> WHAT NEEDS TO BE DONE: Extract the lines of the material below, beginning with the first and ending with the line that holds "const pieSwatches = ['#3fa535', '#c9c9c9', '#8e8e8e'];". Skip every picture.

◆ ◆ ◆

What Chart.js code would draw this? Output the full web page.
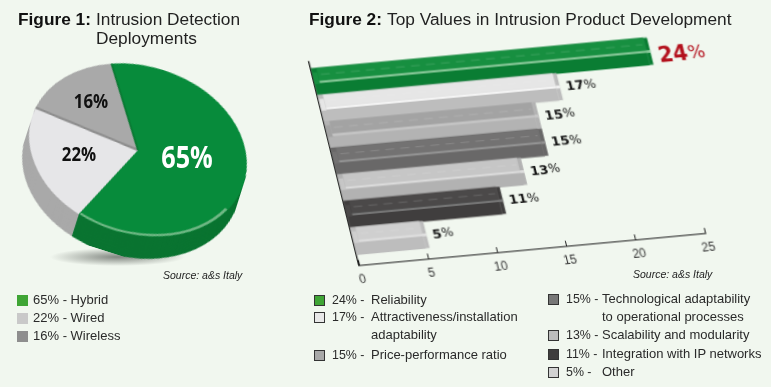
<!DOCTYPE html>
<html>
<head>
<meta charset="utf-8">
<title>Intrusion Detection</title>
<script src="https://cdn.jsdelivr.net/npm/chart.js@4"></script>
<style>
  html, body { margin: 0; padding: 0; }
  body { width: 771px; height: 387px; background: #f1f7ef; position: relative; overflow: hidden;
         font-family: "Liberation Sans", Arial, sans-serif; color: #222; }
  .abs { position: absolute; white-space: nowrap; }
  .title { font-size: 17.3px; line-height: 19px; color: #222; }
  .title b { color: #111; }
  .source { font-size: 10.5px; font-style: italic; color: #222; }
  .pct { font-family: "Open Sans", sans-serif; font-weight: 700; transform-origin: 50% 50%; line-height: 1; }
  .lg { font-size: 13px; line-height: 14px; color: #2a2a2a; }
  .sw { position: absolute; width: 9px; height: 9px; border: 1px solid #333; }
  canvas { position: absolute; display: block; }
  #shadow { position: absolute; left: 50px; top: 248px; width: 135px; height: 18px;
            background: radial-gradient(closest-side, rgba(70,75,70,.65), rgba(70,75,70,0)); }
</style>
</head>
<body>
<div id="shadow"></div>
<canvas id="pie" width="280" height="280" style="left:-2px;top:10px;transform-origin:140px 140px;transform:rotate(17.6deg) scale(1,.756)"></canvas>
<canvas id="bars" width="460" height="253" style="left:339px;top:52px;transform-origin:20px 213px;transform:matrix(1,-0.0925,0.246,1,0,0)"></canvas>

<div class="abs title" style="left:18px;top:10px"><b>Figure 1:</b></div>
<div class="abs title" style="left:96px;top:10px">Intrusion Detection<br>Deployments</div>
<div class="abs title" style="left:309px;top:10px"><b>Figure 2:</b></div>
<div class="abs title" style="left:387px;top:10px">Top Values in Intrusion Product Development</div>
<div class="abs source" style="left:163px;top:269px">Source: a&amp;s Italy</div>
<div class="abs source" style="left:633px;top:268px">Source: a&amp;s Italy</div>
<div id="legends"></div>

<script>
// Figure 1
const pieLabels = ['Hybrid', 'Wired', 'Wireless'];
const pieValues = [65, 22, 16];
const pieColors = ['#078b3b', '#e6e6e8', '#a9a9a9'];
const pieSides = ['#0a7431', '#a9a9a9', '#a9a9a9'];
const pieSwatches = ['#3fa535', '#c9c9c9', '#8e8e8e'];

// Figure 2
const barLabels = ['Reliability', 'Attractiveness/installation\nadaptability', 'Price-performance ratio',
  'Technological adaptability\nto operational processes', 'Scalability and modularity',
  'Integration with IP networks', 'Other'];
const barValues = [24, 17, 15, 15, 13, 11, 5];
const barPositions = [0, 1, 2, 3, 4, 5, 6];
const barTicks = [0, 5, 10, 15, 20, 25];
const barLower = ['#0a7d33', '#bdbdbd', '#b3b3b3', '#696868', '#b2b2b2', '#403e3e', '#bdbdbd'];
const barUpper = ['#178f40', '#e6e6e6', '#a3a3a3', '#737272', '#c6c6c6', '#4b4949', '#cfcfcf'];
const barShine = ['#8ccb9c', '#f6f6f6', '#c8c8c8', '#949494', '#dedede', '#767676', '#e2e2e2'];
const barSwatches = ['#3fa535', '#e8e8e8', '#a8a8a8', '#777777', '#bcbcbc', '#3f3d3d', '#d2d2d2'];

// ---- legends ----
const legendBox = document.getElementById('legends');
function addLegend(x, y, labelX, color, value, label, outlined) {
  const sw = document.createElement('div');
  sw.className = 'sw';
  sw.style.cssText = `left:${x}px;top:${y + 2}px;background:${color};` + (outlined ? '' : 'border-color:' + color);
  legendBox.appendChild(sw);
  const pct = document.createElement('div');
  pct.className = 'abs lg';
  pct.style.cssText = `left:${x + (outlined ? 18 : 16)}px;top:${y}px;` + (labelX ? 'font-size:12.4px' : '');
  pct.textContent = value + '% - ' + (labelX ? '' : label);
  legendBox.appendChild(pct);
  if (labelX) {
    label.split('\n').forEach((line, i) => {
      const t = document.createElement('div');
      t.className = 'abs lg';
      t.style.cssText = `left:${labelX}px;top:${y + i * 17.5}px`;
      t.textContent = line;
      legendBox.appendChild(t);
    });
  }
}
[293, 311, 329].forEach((y, i) => addLegend(17, y, 0, pieSwatches[i], pieValues[i], pieLabels[i], false));
[293, 310, 348].forEach((y, i) => addLegend(314, y, 371, barSwatches[i], barValues[i], barLabels[i], true));
[292, 328, 347, 365].forEach((y, i) => addLegend(548, y, 602, barSwatches[i + 3], barValues[i + 3], barLabels[i + 3], true));

// ---- pie percent labels ----
[[187, 157, 30, '#fff', 0.84], [79, 154, 20, '#111', 0.84], [91, 101, 20, '#111', 0.84]].forEach((p, i) => {
  const d = document.createElement('div');
  d.className = 'abs pct';
  d.textContent = pieValues[i] + '%';
  d.style.cssText = `left:${p[0]}px;top:${p[1]}px;font-size:${p[2]}px;color:${p[3]};transform:translate(-50%,-50%) scaleX(${p[4]})`;
  document.body.appendChild(d);
});

// ---- pie: side wall under the arcs, rim light on top ----
const tilt = 17.6 * Math.PI / 180;
const squash = 0.756;
const pieDepth = { dx: -7, dy: 22, steps: 24 };

function wedge(ctx, arc) {
  ctx.beginPath();
  ctx.moveTo(arc.x, arc.y);
  ctx.arc(arc.x, arc.y, arc.outerRadius, arc.startAngle, arc.endAngle);
  ctx.closePath();
}

const pieWall = {
  id: 'pieWall',
  beforeDatasetsDraw(chart) {
    const { ctx } = chart;
    // screen offset -> canvas offset, the canvas is rotated and squashed by css
    const ox = pieDepth.dx * Math.cos(tilt) + pieDepth.dy * Math.sin(tilt);
    const oy = (-pieDepth.dx * Math.sin(tilt) + pieDepth.dy * Math.cos(tilt)) / squash;
    const arcs = chart.getDatasetMeta(0).data;
    for (let s = pieDepth.steps; s > 0; s--) {
      arcs.forEach((arc, i) => {
        ctx.save();
        ctx.translate(ox * s / pieDepth.steps, oy * s / pieDepth.steps);
        ctx.fillStyle = pieSides[i];
        wedge(ctx, arc);
        ctx.fill();
        ctx.restore();
      });
    }
  },
  afterDatasetsDraw(chart) {
    const { ctx } = chart;
    const arcs = chart.getDatasetMeta(0).data;
    const green = arcs[0];
    ctx.save();
    // rim light along the front of the green slice
    ctx.strokeStyle = '#6fb784';
    ctx.lineWidth = 3;
    ctx.beginPath();
    ctx.arc(green.x, green.y, green.outerRadius - 2, green.endAngle - 1.55, green.endAngle - 0.01);
    ctx.stroke();
    // seam between wired and wireless
    ctx.strokeStyle = '#8e8e8e';
    ctx.lineWidth = 3;
    ctx.beginPath();
    ctx.moveTo(arcs[1].x, arcs[1].y);
    ctx.lineTo(arcs[1].x + arcs[1].outerRadius * Math.cos(arcs[1].endAngle), arcs[1].y + arcs[1].outerRadius * Math.sin(arcs[1].endAngle));
    ctx.stroke();
    // seam at the green edge
    ctx.strokeStyle = '#0a7a33';
    ctx.lineWidth = 2;
    ctx.beginPath();
    ctx.moveTo(green.x, green.y);
    ctx.lineTo(green.x + green.outerRadius * Math.cos(green.startAngle), green.y + green.outerRadius * Math.sin(green.startAngle));
    ctx.stroke();
    ctx.restore();
  }
};

new Chart(document.getElementById('pie'), {
  type: 'pie',
  data: {
    labels: pieLabels,
    datasets: [{ data: pieValues, backgroundColor: pieColors, borderWidth: 0 }]
  },
  options: {
    responsive: false,
    animation: false,
    rotation: -27.6,
    layout: { padding: 29 },
    plugins: { legend: { display: false }, tooltip: { enabled: false } }
  },
  plugins: [pieWall]
});

// ---- bars: chart is sheared by css ----
const barFaces = {
  id: 'barFaces',
  afterDatasetsDraw(chart) {
    const { ctx } = chart;
    chart.getDatasetMeta(0).data.forEach((bar, i) => {
      const top = bar.y - bar.height / 2;
      const h = bar.height;
      const left = bar.base;
      ctx.save();
      // end cap
      ctx.fillStyle = barLower[i];
      ctx.fillRect(bar.x, top, 4, h);
      ctx.fillStyle = barShine[i];
      ctx.fillRect(bar.x, top + h * 0.46, 4, h * 0.1);
      ctx.fillStyle = barUpper[i];
      ctx.fillRect(left + 5, top, bar.x - left - 5, h * 0.47);
      ctx.fillRect(left, top + 4, 5, h * 0.43);
      ctx.fillStyle = barShine[i];
      ctx.fillRect(left + 5, top + h * 0.47, bar.x - left - 5, h * 0.08);
      ctx.strokeStyle = 'rgba(255,255,255,.16)';
      ctx.setLineDash([9, 6]);
      ctx.lineWidth = 1;
      ctx.beginPath();
      ctx.moveTo(left + 8, top + h * 0.24);
      ctx.lineTo(bar.x - 2, top + h * 0.24);
      ctx.stroke();
      ctx.setLineDash([]);
      // value text
      const big = i === 0;
      const num = String(barValues[i]);
      const x = bar.x + (big ? 11 : 10);
      const y = bar.y + (big ? 6 : 1);
      ctx.textBaseline = 'middle';
      ctx.fillStyle = big ? '#b3101c' : '#151515';
      ctx.font = 'bold ' + (big ? 21 : 13) + 'px "DejaVu Sans"';
      ctx.fillText(num, x, y);
      const w = ctx.measureText(num).width;
      ctx.font = (big ? 18 : 12.5) + 'px "DejaVu Sans"';
      ctx.fillText('%', x + w, y);
      ctx.restore();
    });
  }
};

new Chart(document.getElementById('bars'), {
  type: 'bar',
  data: {
    datasets: [{
      data: barValues.map((v, i) => ({ x: v, y: barPositions[i] })),
      backgroundColor: barLower,
      borderWidth: 0,
      barThickness: 27
    }]
  },
  options: {
    indexAxis: 'y',
    responsive: false,
    animation: false,
    layout: { padding: { left: 20, top: 10, right: 94, bottom: 0 } },
    scales: {
      x: {
        type: 'linear',
        min: 0,
        max: 25,
        afterFit(scale) { scale.height = 40; },
        afterBuildTicks(scale) { scale.ticks = barTicks.map(v => ({ value: v })); },
        grid: { drawOnChartArea: false, tickLength: -5, color: '#222' },
        border: { color: '#222', width: 1 },
        ticks: { padding: 12, maxRotation: 0, color: '#333', font: { family: '"Liberation Sans"', size: 12 } }
      },
      y: {
        type: 'linear',
        offset: false,
        reverse: true,
        min: -0.76,
        max: 6.9,
        afterFit(scale) { scale.width = 0; },
        grid: { display: false },
        border: { color: '#111', width: 1.3 },
        ticks: { display: false }
      }
    },
    plugins: { legend: { display: false }, tooltip: { enabled: false } }
  },
  plugins: [barFaces]
});
</script>
</body>
</html>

◆ ◆ ◆

> THE ANSWER:
What Chart.js code would draw this? Output the full web page.
<!DOCTYPE html>
<html>
<head>
<meta charset="utf-8">
<title>Intrusion Detection</title>
<script src="https://cdn.jsdelivr.net/npm/chart.js@4"></script>
<style>
  html, body { margin: 0; padding: 0; }
  body { width: 771px; height: 387px; background: #f1f7ef; position: relative; overflow: hidden;
         font-family: "Liberation Sans", Arial, sans-serif; color: #222; }
  .abs { position: absolute; white-space: nowrap; }
  .title { font-size: 17.3px; line-height: 19px; color: #222; }
  .title b { color: #111; }
  .source { font-size: 10.5px; font-style: italic; color: #222; }
  .pct { font-family: "Open Sans", sans-serif; font-weight: 700; transform-origin: 50% 50%; line-height: 1; }
  .lg { font-size: 13px; line-height: 14px; color: #2a2a2a; }
  .sw { position: absolute; width: 9px; height: 9px; border: 1px solid #333; }
  canvas { position: absolute; display: block; }
  #shadow { position: absolute; left: 50px; top: 248px; width: 135px; height: 18px;
            background: radial-gradient(closest-side, rgba(70,75,70,.65), rgba(70,75,70,0)); }
</style>
</head>
<body>
<div id="shadow"></div>
<canvas id="pie" width="280" height="280" style="left:-2px;top:10px;transform-origin:140px 140px;transform:rotate(17.6deg) scale(1,.756)"></canvas>
<canvas id="bars" width="460" height="253" style="left:339px;top:52px;transform-origin:20px 213px;transform:matrix(1,-0.0925,0.246,1,0,0)"></canvas>

<div class="abs title" style="left:18px;top:10px"><b>Figure 1:</b></div>
<div class="abs title" style="left:96px;top:10px">Intrusion Detection<br>Deployments</div>
<div class="abs title" style="left:309px;top:10px"><b>Figure 2:</b></div>
<div class="abs title" style="left:387px;top:10px">Top Values in Intrusion Product Development</div>
<div class="abs source" style="left:163px;top:269px">Source: a&amp;s Italy</div>
<div class="abs source" style="left:633px;top:268px">Source: a&amp;s Italy</div>
<div id="legends"></div>

<script>
// Figure 1
const pieLabels = ['Hybrid', 'Wired', 'Wireless'];
const pieValues = [65, 22, 16];
const pieColors = ['#078b3b', '#e6e6e8', '#a9a9a9'];
const pieSides = ['#0a7431', '#a9a9a9', '#a9a9a9'];
const pieSwatches = ['#3fa535', '#c9c9c9', '#8e8e8e'];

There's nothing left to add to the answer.